One of the ‘hidden’ costs of selling your Mexican home might lay in the ‘exchange rate effect,’ because tax liabilities when you sell are calculated in Mexican pesos and don’t take into account any shifts in foreign currency exchange rates between the date you purchased and date you sell.
Prices may be agreed in US dollars, but official amounts are documented in Mexican pesos
In many towns and cities across Mexico, house prices are quoted in Mexican pesos when they are offered to the market for sale. However, in a few places —and most notably in Los Cabos, Puerto Vallarta, San Miguel de Allende, Ajijic/Chapala, and Cancun/Riviera Maya— home prices can often be seen quoted in US dollars.
Even though the sales transaction may be marketed (and agreed between the parties) in US dollars —or some other foreign currency— the amount to pay to close the transaction will be documented in Mexican pesos and the title deed will express that amount at the exchange rate prevalent on the date of the closing.
When you sell the property, any capital gains are calculated only in Mexican pesos and therefore shifts in the exchange rate can influence your tax liability as expressed in a foreign currency.
The ‘exchange rate effect’ when you sell
The best way to understand the ‘exchange rate effect’ is through an example.
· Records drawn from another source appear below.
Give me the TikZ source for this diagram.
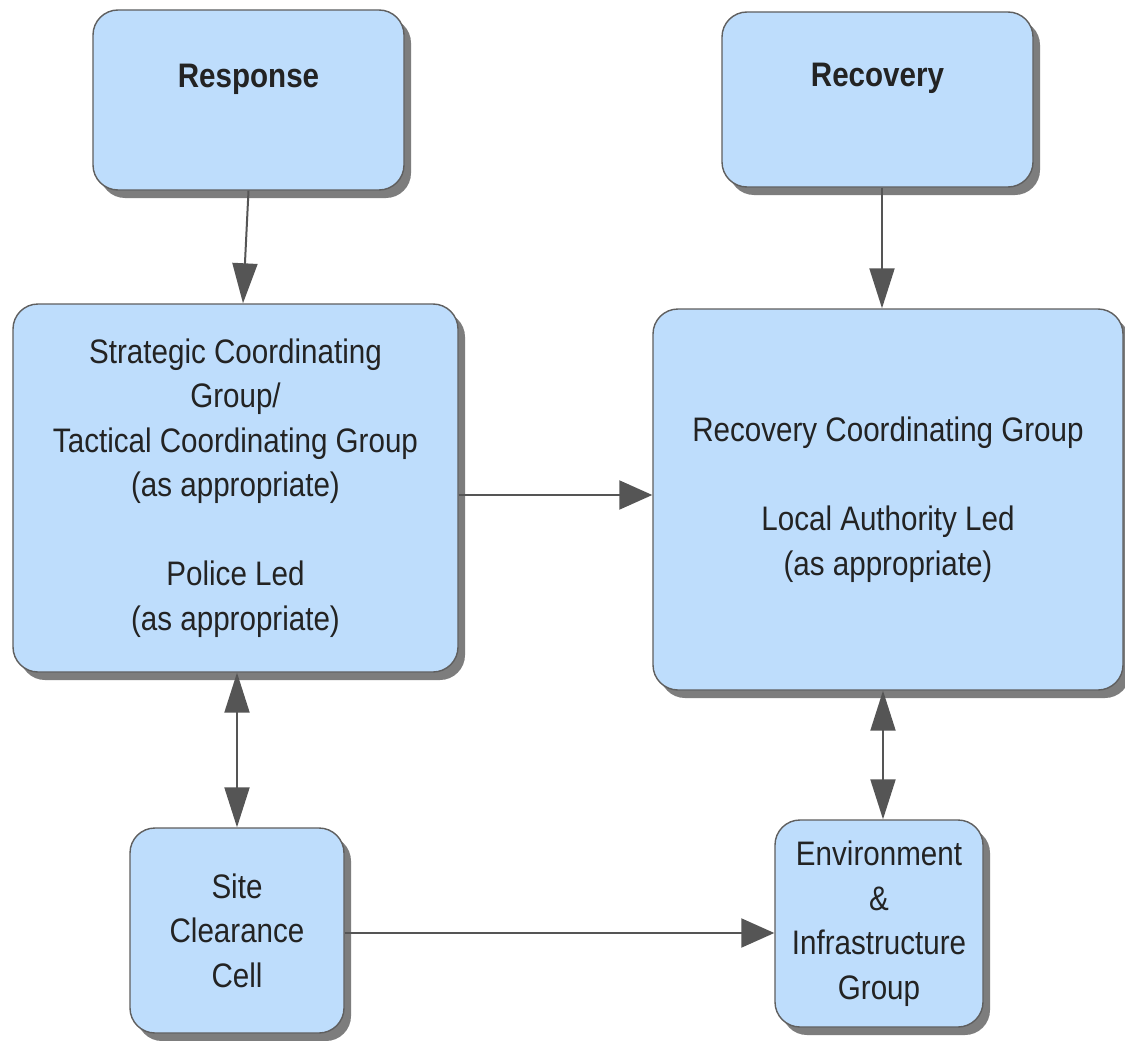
\documentclass[tikz,border=0pt]{standalone}
\usepackage{fontspec}
\setmainfont{Liberation Sans}
\newfontfamily\tallfont{Liberation Sans}[FakeStretch=0.87]
\usetikzlibrary{arrows.meta,shadows}
\definecolor{boxfill}{RGB}{190,221,252}
\definecolor{boxline}{RGB}{95,95,95}
\definecolor{shadowgray}{RGB}{125,125,125}
\definecolor{arrowgray}{RGB}{85,85,85}
\definecolor{txt}{RGB}{35,35,35}
\tikzset{
  box/.style={draw=boxline, line width=1.4pt, fill=boxfill, rounded corners=25pt,
    align=center, text=txt, inner sep=0pt,
    font=\tallfont\fontsize{34}{44.5}\selectfont,
    drop shadow={shadow xshift=7pt, shadow yshift=-8pt, opacity=1, fill=shadowgray, draw=none}},
  headbox/.style={box, font=\tallfont\fontsize{34}{44.5}\selectfont\bfseries, text height=24pt, text depth=49pt},
  arr/.style={draw=arrowgray, line width=2pt, -{Triangle[length=40pt,width=25pt]}},
  darr/.style={draw=arrowgray, line width=2pt, {Triangle[length=40pt,width=25pt]}-{Triangle[length=40pt,width=25pt]}},
  harr/.style={draw=arrowgray, line width=2pt, -{Triangle[length=33pt,width=29pt]}}
}
\begin{document}
\begin{tikzpicture}[x=1pt,y=-1pt]
\useasboundingbox[fill=white] (0,0) rectangle (1125,1041);
\node[headbox, minimum width=311pt, minimum height=180pt] (resp) at (248.5,100) {Response};
\node[headbox, minimum width=311pt, minimum height=175pt] (rec) at (877.5,99.5) {Recovery};
\node[box, minimum width=445pt, minimum height=368pt] (sc) at (235.5,488)
  {Strategic Coordinating\\Group/\\Tactical Coordinating Group\\(as appropriate)\\[44.5pt]Police Led\\(as appropriate)};
\node[box, minimum width=470pt, minimum height=381pt] (rc) at (888,499.5)
  {Recovery Coordinating Group\\[44.5pt]Local Authority Led\\(as appropriate)};
\node[box, minimum width=214pt, minimum height=205pt] (site) at (237,930.5)
  {Site\\Clearance\\Cell};
\node[box, minimum width=208pt, minimum height=207pt] (env) at (879,923.5)
  {Environment\\\&\\Infrastructure\\Group};
% connectors
\draw[arr] (resp.south) -- ([xshift=7.5pt]sc.north);
\draw[arr] ([xshift=4.5pt]rec.south) -- ([xshift=-6pt]rc.north);
\coordinate (t1) at ([yshift=-7pt]sc.east);
\draw[harr] (t1) -- (t1 -| rc.west);
\draw[darr] (site.north |- sc.south) -- (site.north);
\coordinate (t2) at ([xshift=4pt]env.north);
\draw[darr] (t2 |- rc.south) -- (t2);
\coordinate (t3) at ([yshift=-2.5pt]site.east);
\draw[harr] (t3) -- (t3 -| env.west);
\end{tikzpicture}
\end{document}
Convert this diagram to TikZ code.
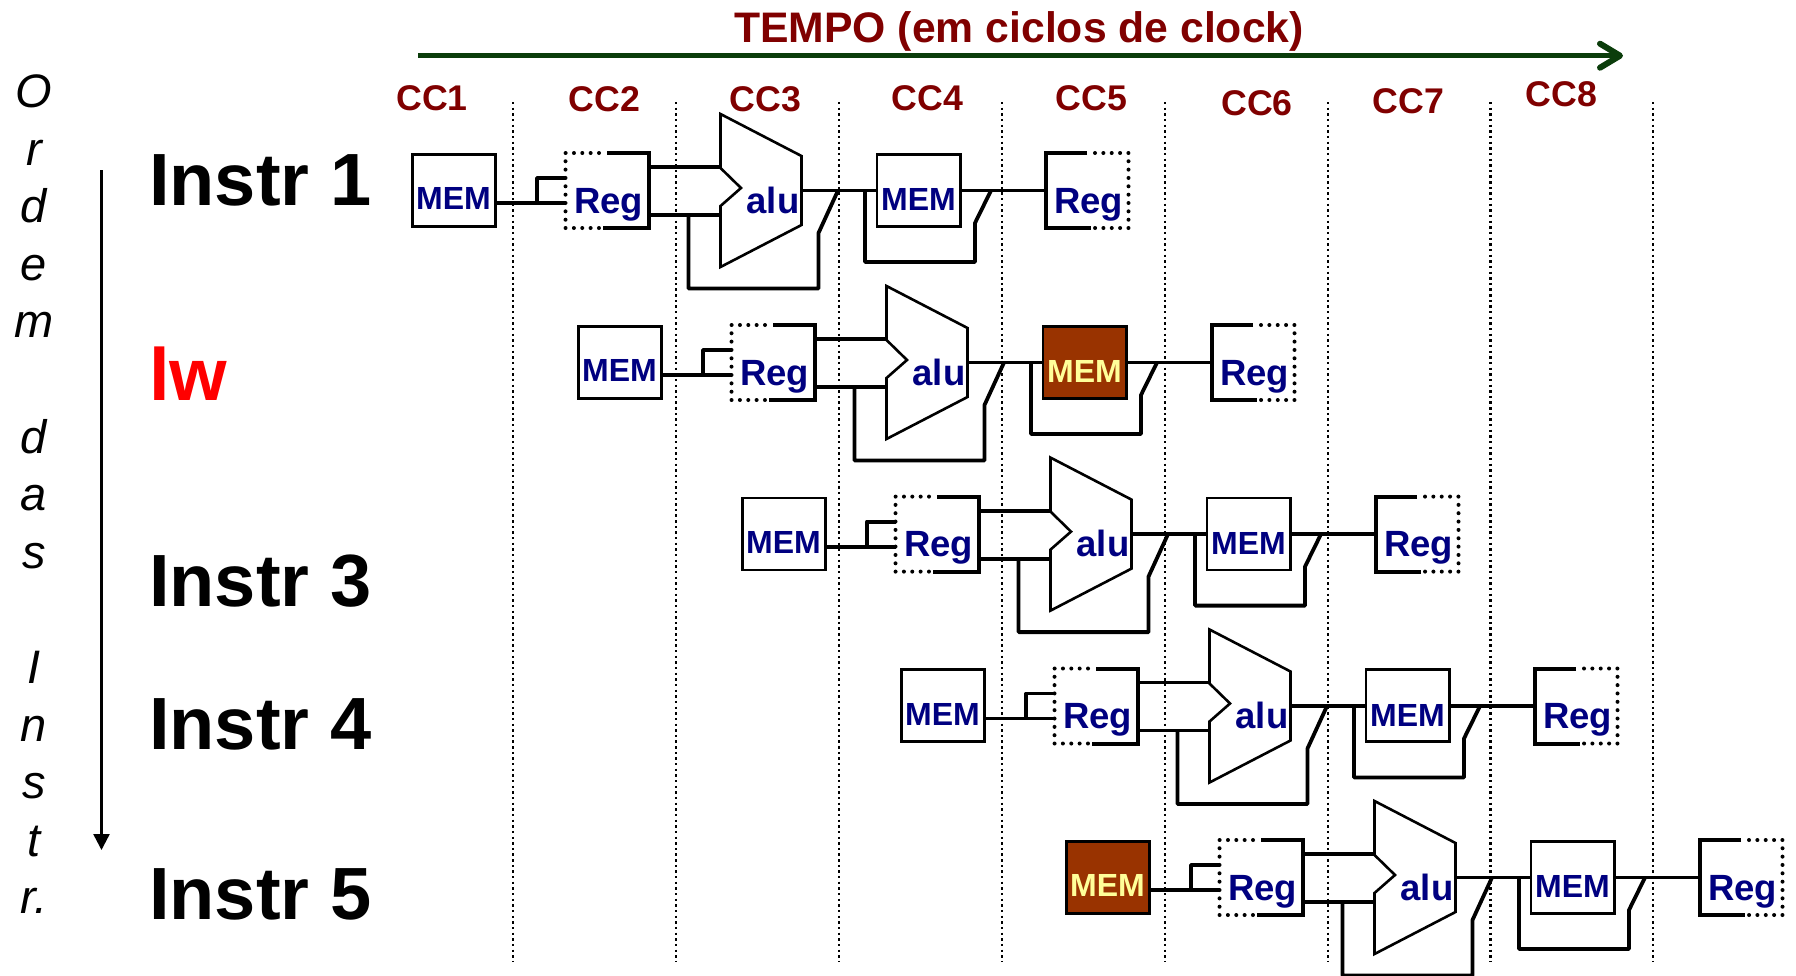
\documentclass[tikz,border=0pt]{standalone}
\usepackage{fontspec}
\setmainfont{Liberation Sans}
\usetikzlibrary{arrows.meta}
\definecolor{navytext}{HTML}{000080}
\definecolor{darkred}{HTML}{800000}
\definecolor{timegreen}{HTML}{0B3D0B}
\definecolor{hotfill}{HTML}{993300}
\definecolor{hottext}{HTML}{FFFF99}
\newcommand\sz[1]{\fontsize{#1}{#1}\selectfont}
\tikzset{
  boxbase/.style={draw=black,line width=2.8pt,inner sep=0pt,outer sep=0pt,minimum width=83.4pt,minimum height=72pt},
  memboxplain/.style={boxbase,fill=white},
  memboxhot/.style={boxbase,fill=hotfill},
  memtextplain/.style={anchor=base,inner sep=0pt,text=navytext,font=\sz{32}\bfseries},
  memtexthot/.style={anchor=base,inner sep=0pt,text=hottext,font=\sz{32}\bfseries},
  regbox/.style={inner sep=0pt,outer sep=0pt,minimum width=83pt,minimum height=75pt},
  regtext/.style={anchor=base,inner sep=0pt,text=navytext,font=\sz{36.5}\bfseries},
  alutext/.style={anchor=base,inner sep=0pt,text=navytext,font=\sz{36.5}\bfseries},
  regsolid/.style={line width=4pt,line join=miter},
  regdots/.style={line width=4pt,line cap=round,dash pattern=on 0pt off 8.35pt},
  wire/.style={line width=3.8pt,line join=round},
  wirethick/.style={line width=3.8pt,line join=round},
  alushape/.style={draw=black,line width=2.6pt,fill=white,line join=miter},
  divider/.style={line width=2.4pt,dash pattern=on 2.4pt off 3.25pt},
  cclabel/.style={anchor=base,inner sep=0pt,text=darkred,font=\sz{35.7}\bfseries},
  instr/.style={anchor=base west,inner sep=0pt,font=\sz{74}\bfseries},
  sideletter/.style={anchor=base,inner sep=0pt,font=\sz{47}\itshape},
}
% one pipeline row: #1 id, #2 dx, #3 dy, #4 first MEM look, #5 second MEM look
\newcommand\pipeRow[5]{%
\begin{scope}[shift={(#2,#3)}]
  \node[membox#4] (#1ma) at (454,190.3) {};
  \node[memtext#4] (#1mat) at (453.5,209.5) {MEM};
  \node[regbox] (#1ra) at (607,190.5) {};
  \node[regtext] (#1rat) at (608.5,213) {Reg};
  \coordinate (#1ja) at (537,203);
  \coordinate (#1jb) at (537,178);
  \draw[wire] (#1ma.east |- #1ja) -- (#1ra.west |- #1ja);
  \draw[wire] (#1ja) -- (#1jb) -- (#1ra.west |- #1jb);
  \draw[regdots] ([xshift=-8pt]#1ra.north) -- (#1ra.north west) -- (#1ra.south west) -- ([xshift=-5pt]#1ra.south);
  \draw[regsolid] (#1ra.north) -- (#1ra.north east) -- (#1ra.south east) -- ([xshift=-4pt]#1ra.south);
  \coordinate (#1ut) at (720,167);
  \coordinate (#1ub) at (720,215);
  \coordinate (#1uo) at (801,190.5);
  \coordinate (#1lj) at (688.5,215);
  \draw[alushape] (720.5,114) -- (801.5,156) -- (801.5,225) -- (720.5,267) -- (720.5,206) -- (741,188) -- (720.5,168) -- cycle;
  \node[alutext] (#1ut2) at (773,213) {alu};
  \draw[wirethick] (#1ra.east |- #1ut) -- (#1ut);
  \draw[wirethick] (#1ra.east |- #1ub) -- (#1ub);
  \draw[wirethick] (#1lj) -- (688.5,288.5) -- (818.5,288.5) -- (818.5,233) -- (838,190.5);
  \node[membox#5] (#1mb) at (918.7,190.3) {};
  \node[memtext#5] (#1mbt) at (918.5,210.5) {MEM};
  \node[regbox] (#1rb) at (1087,190.5) {};
  \node[regtext] (#1rbt) at (1088.5,213) {Reg};
  \draw[wirethick] (#1uo) -- (#1mb.west |- #1uo);
  \draw[wire] (#1mb.east |- #1uo) -- (#1rb.west |- #1uo);
  \draw[wire] (865,190.5) -- (865,262) -- (975,262) -- (975,223) -- (991,190.5);
  \draw[regdots] ([xshift=8pt]#1rb.north) -- (#1rb.north east) -- (#1rb.south east) -- ([xshift=6pt]#1rb.south);
  \draw[regsolid] (#1rb.north) -- (#1rb.north west) -- (#1rb.south west) -- ([xshift=4pt]#1rb.south);
\end{scope}}
\begin{document}
\begin{tikzpicture}[x=1pt,y=-1pt]
\useasboundingbox (0,0) rectangle (1796,975);
\clip (0,0) rectangle (1796,975);
\fill[white] (0,0) rectangle (1796,975);
% dividers
\foreach \n/\x in {a/513,b/676,c/839,d/1002,e/1165,f/1328,g/1490.5,h/1653}{
  \coordinate (top\n) at (\x,102);
  \coordinate (bot\n) at (\x,961);
  \draw[divider] (top\n) -- (bot\n);
}
% time axis
\node[anchor=base,inner sep=0pt,text=darkred,font=\sz{42.7}\bfseries] (tempo) at (1019,42) {TEMPO (em ciclos de clock)};
\coordinate (timeA) at (418,55.7);
\coordinate (timeB) at (1623,55.7);
\draw[timegreen,line width=5.5pt,-{Straight Barb[length=20pt,width=24pt,line width=6pt,round]}] (timeA) -- (timeB);
\node[cclabel] (cc1) at (432,110) {CC1};
\node[cclabel] (cc2) at (604.5,111.7) {CC2};
\node[cclabel] (cc3) at (765.4,111.7) {CC3};
\node[cclabel] (cc4) at (927.5,110) {CC4};
\node[cclabel] (cc5) at (1091.6,110) {CC5};
\node[cclabel] (cc6) at (1257,115) {CC6};
\node[cclabel] (cc7) at (1408.5,113) {CC7};
\node[cclabel] (cc8) at (1561.2,106) {CC8};
% order axis
\coordinate (ordA) at (101.5,170);
\coordinate (ordB) at (101.5,850);
\draw[line width=2.4pt,-{Triangle[length=16pt,width=16pt]}] (ordA) -- (ordB);
\foreach \n/\l/\k in {a/O/0,b/r/1,c/d/2,d/e/3,e/m/4,f/d/6,g/a/7,h/s/8,i/I/10,j/n/11,k/s/12,l/t/13,m/r./14}{
  \node[sideletter] (side\n) at (34,107.5+57.6*\k) {\l};
}
% instruction names
\node[instr] (i1) at (149,205) {Instr 1};
\node[instr,text=red] (i2) at (149,400.5) {lw};
\node[instr] (i3) at (149,606.7) {Instr 3};
\node[instr] (i4) at (149,749) {Instr 4};
\node[instr] (i5) at (149,919) {Instr 5};
% pipeline rows
\pipeRow{pa}{0}{0}{plain}{plain}
\pipeRow{pb}{166}{172}{plain}{hot}
\pipeRow{pc}{330}{343.6}{plain}{plain}
\pipeRow{pd}{489}{515.5}{plain}{plain}
\pipeRow{pe}{654}{687}{hot}{plain}
\end{tikzpicture}
\end{document}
Suppose you agreed to purchase a home in Mexico for a peso-equivalent value of US$500,000 dollars years ago, when there were $10 pesos to the dollar:
- your title deed shows a sale value of $5 million pesos;
- if you agree to sell the home today for the same US$500,000 dollars (with around 20 Mexican pesos to the US dollar), the peso value sales equivalent is close to $10 million—creating an effective $5 million pesos ‘capital gain’ on the property;
- so in this situation, even though you have realized zero gain in US dollar terms, you have realized a capital gain in Mexican peso terms, and you’re liable to pay capital gains tax on that peso gain when you sell.
If your home’s market value has doubled over that same time period, and you agree to sell for one million dollars:
- your sale price would be calculated and documented at about $20 million pesos creating a capital gain of around $15 million pesos ($20m less $5m pesos);
- in this situation, your gain in US dollar terms is US$500,000 (10 million pesos, at $20 pesos to US$1); however,
- your capital gain is calculated in pesos, on around $15 million pesos—equivalent to ~US$750,000 dollars;
- which means your capital gain is calculated on a sum that’s about 50% higher than your capital gain in US dollar terms.
Worthwhile tax allowances are available for residents
If you’re resident in Mexico and have a tax ID here, you may be able to avail yourself of some worthwhile tax exemptions and deductions that may reduce or eliminate any capital gain tax liabilities, but you cannot avoid the effect of the ‘capital gain’ expressed in pesos brought about through the exchange rate effect when the sales value was based in US dollars.
Keep this in mind when you are ready to sell if you purchased a home in Mexico negotiated using a US dollar value, because your tax liabilities are always calculated on the amounts documented on the title deeds in Mexican pesos, not any foreign currency equivalent.